Load Balancing Loss ($L_{Bal}$): To prevent routing collapse (where one expert takes all tokens), an auxiliary loss is added:
\[L_{Bal} = \alpha \cdot N \sum_{i=1}^{N} f_i P_i\]- $\alpha$: Strength coefficient.
- $N$: Number of experts.
- $f_i$: The fraction of tokens routed to expert $i$.
- $P_i$: The probability mass allocated to expert $i$ (sum of routing probabilities).
4. Hybrid Models: The “Linear Trick”
Hybrid models (linear attention) reorder computations to avoid the $O(N^2)$ complexity of softmax attention.

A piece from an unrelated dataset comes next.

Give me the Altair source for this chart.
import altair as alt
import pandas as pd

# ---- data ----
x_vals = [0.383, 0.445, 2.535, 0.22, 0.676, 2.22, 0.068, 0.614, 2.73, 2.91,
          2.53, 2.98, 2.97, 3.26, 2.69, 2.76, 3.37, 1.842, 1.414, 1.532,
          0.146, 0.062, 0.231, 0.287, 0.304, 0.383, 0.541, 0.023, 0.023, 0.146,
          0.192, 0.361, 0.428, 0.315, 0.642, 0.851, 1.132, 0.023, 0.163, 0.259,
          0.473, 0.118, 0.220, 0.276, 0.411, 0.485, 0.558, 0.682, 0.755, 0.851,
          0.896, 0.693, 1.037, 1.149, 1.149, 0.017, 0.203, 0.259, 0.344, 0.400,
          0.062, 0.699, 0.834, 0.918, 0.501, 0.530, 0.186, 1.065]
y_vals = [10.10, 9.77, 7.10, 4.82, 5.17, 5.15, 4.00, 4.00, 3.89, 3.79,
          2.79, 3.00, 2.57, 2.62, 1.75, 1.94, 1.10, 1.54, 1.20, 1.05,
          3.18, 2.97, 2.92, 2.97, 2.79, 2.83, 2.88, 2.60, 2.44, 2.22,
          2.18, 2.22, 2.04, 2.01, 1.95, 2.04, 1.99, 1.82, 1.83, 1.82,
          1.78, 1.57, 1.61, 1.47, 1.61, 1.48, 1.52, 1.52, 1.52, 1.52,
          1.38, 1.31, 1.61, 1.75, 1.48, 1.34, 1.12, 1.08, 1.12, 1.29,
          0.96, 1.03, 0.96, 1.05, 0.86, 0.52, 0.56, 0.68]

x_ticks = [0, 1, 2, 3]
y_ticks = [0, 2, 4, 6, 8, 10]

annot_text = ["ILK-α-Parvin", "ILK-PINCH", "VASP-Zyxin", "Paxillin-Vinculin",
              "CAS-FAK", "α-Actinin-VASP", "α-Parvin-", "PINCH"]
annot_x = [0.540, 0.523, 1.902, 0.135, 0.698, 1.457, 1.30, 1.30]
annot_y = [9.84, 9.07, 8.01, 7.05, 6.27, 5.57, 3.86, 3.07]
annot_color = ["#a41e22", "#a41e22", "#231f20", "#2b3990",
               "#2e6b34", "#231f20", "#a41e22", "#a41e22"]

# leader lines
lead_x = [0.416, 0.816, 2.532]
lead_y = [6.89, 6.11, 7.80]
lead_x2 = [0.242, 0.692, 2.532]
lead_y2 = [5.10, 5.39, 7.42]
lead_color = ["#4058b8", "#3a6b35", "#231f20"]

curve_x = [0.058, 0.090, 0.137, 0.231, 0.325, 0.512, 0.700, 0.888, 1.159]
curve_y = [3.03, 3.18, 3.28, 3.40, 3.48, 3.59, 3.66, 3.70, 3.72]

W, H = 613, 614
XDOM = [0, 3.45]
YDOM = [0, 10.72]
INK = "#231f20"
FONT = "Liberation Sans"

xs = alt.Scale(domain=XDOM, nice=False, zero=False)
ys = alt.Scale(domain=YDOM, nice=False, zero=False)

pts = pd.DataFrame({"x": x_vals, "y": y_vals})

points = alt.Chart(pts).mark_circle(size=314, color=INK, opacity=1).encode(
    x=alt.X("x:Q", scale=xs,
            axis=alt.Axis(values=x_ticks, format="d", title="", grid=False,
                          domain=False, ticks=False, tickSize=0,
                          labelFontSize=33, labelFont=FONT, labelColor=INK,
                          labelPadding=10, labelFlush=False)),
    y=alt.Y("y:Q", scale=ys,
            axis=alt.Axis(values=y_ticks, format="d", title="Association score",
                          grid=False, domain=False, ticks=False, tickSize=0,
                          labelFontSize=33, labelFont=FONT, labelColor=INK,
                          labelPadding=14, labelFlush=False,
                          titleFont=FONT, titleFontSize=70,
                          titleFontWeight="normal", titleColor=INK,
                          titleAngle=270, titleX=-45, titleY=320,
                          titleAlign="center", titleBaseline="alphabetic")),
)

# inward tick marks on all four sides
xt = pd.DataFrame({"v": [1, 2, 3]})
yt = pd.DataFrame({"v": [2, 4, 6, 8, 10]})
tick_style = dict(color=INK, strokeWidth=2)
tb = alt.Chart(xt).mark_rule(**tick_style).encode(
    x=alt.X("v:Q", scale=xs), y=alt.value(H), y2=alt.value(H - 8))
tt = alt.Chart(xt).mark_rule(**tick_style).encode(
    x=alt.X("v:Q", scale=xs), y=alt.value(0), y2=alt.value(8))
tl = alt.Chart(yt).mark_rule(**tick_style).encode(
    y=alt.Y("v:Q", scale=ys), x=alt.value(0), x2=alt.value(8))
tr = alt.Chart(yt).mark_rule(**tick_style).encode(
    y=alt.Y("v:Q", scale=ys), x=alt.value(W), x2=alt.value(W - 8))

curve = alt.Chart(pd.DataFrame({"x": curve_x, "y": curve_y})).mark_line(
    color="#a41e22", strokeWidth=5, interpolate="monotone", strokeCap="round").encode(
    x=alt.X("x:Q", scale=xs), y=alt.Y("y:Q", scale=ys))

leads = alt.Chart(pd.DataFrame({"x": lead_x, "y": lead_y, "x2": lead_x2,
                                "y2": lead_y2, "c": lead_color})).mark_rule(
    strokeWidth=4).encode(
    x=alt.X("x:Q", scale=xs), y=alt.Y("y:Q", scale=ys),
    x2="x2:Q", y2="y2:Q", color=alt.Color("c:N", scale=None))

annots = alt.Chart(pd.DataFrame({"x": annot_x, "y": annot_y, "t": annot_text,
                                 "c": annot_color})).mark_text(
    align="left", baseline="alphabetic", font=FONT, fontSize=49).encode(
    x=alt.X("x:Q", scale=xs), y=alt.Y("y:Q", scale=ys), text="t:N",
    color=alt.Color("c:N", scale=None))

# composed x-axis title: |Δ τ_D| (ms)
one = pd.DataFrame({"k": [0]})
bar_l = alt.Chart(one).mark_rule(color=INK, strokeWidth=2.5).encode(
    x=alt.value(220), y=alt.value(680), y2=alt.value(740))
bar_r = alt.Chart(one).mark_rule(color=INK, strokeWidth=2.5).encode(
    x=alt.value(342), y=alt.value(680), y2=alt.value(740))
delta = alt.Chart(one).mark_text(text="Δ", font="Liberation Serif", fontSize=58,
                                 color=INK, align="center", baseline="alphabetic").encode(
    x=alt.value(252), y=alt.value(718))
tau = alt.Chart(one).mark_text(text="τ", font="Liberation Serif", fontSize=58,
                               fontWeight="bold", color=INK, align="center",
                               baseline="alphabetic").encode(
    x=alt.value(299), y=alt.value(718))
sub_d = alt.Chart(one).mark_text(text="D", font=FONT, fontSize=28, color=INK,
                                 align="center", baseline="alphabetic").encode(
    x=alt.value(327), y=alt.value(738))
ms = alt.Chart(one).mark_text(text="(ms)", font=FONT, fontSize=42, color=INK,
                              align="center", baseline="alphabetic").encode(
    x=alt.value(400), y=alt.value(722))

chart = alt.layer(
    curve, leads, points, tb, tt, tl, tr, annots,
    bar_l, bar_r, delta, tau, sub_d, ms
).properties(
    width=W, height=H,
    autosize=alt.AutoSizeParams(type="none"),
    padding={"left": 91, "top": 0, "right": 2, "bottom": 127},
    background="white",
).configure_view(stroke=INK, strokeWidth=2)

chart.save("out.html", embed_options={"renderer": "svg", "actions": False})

Standard Attention (Softmax): \(o_t = \sum_{j=1}^t \exp(q_t^T k_j) v_j\) This requires calculating the attention scores for all previous tokens.
Linear Recurrent Form: By removing the softmax and utilizing the associativity of matrix multiplication, the computation is rewritten as a running state $S_t$:
- State Update: $S_t = S_{t-1} + v_t k_t^T$
- Output Calculation: $o_t = S_t q_t$
This reduces the complexity from $O(t \cdot d)$ per step to $O(d^2)$, making it constant with respect to sequence length.
Gating Mechanism (General Form): Modern linear attention adds a decay or gate ($G_t$) to the state update to let go of past information: \(S_t = G_t \odot S_{t-1} + v_t k_t^T\)
Various architectures parameterize $G_t$ differently (e.g., Mamba, GLA, GateLoop) using sigmoid or exponential decay functions acting on the input $x_t$.
Lightning Attention: To stabilize the linear form, Lightning Attention applies normalization to the Query and Key/Value blocks separately: \(O = \text{RMSNorm}(Q(K^T V))\)
5. Stability: Z-Loss
To prevent logit drift and instability during training, Z-loss regularizes the log normalization constant $Z$:
\[L_{z-loss} = \lambda \cdot \log(Z)^2\]Here, $Z$ represents the denominator of the softmax function. Keeping $Z$ constrained prevents numerical instability in the final output layers.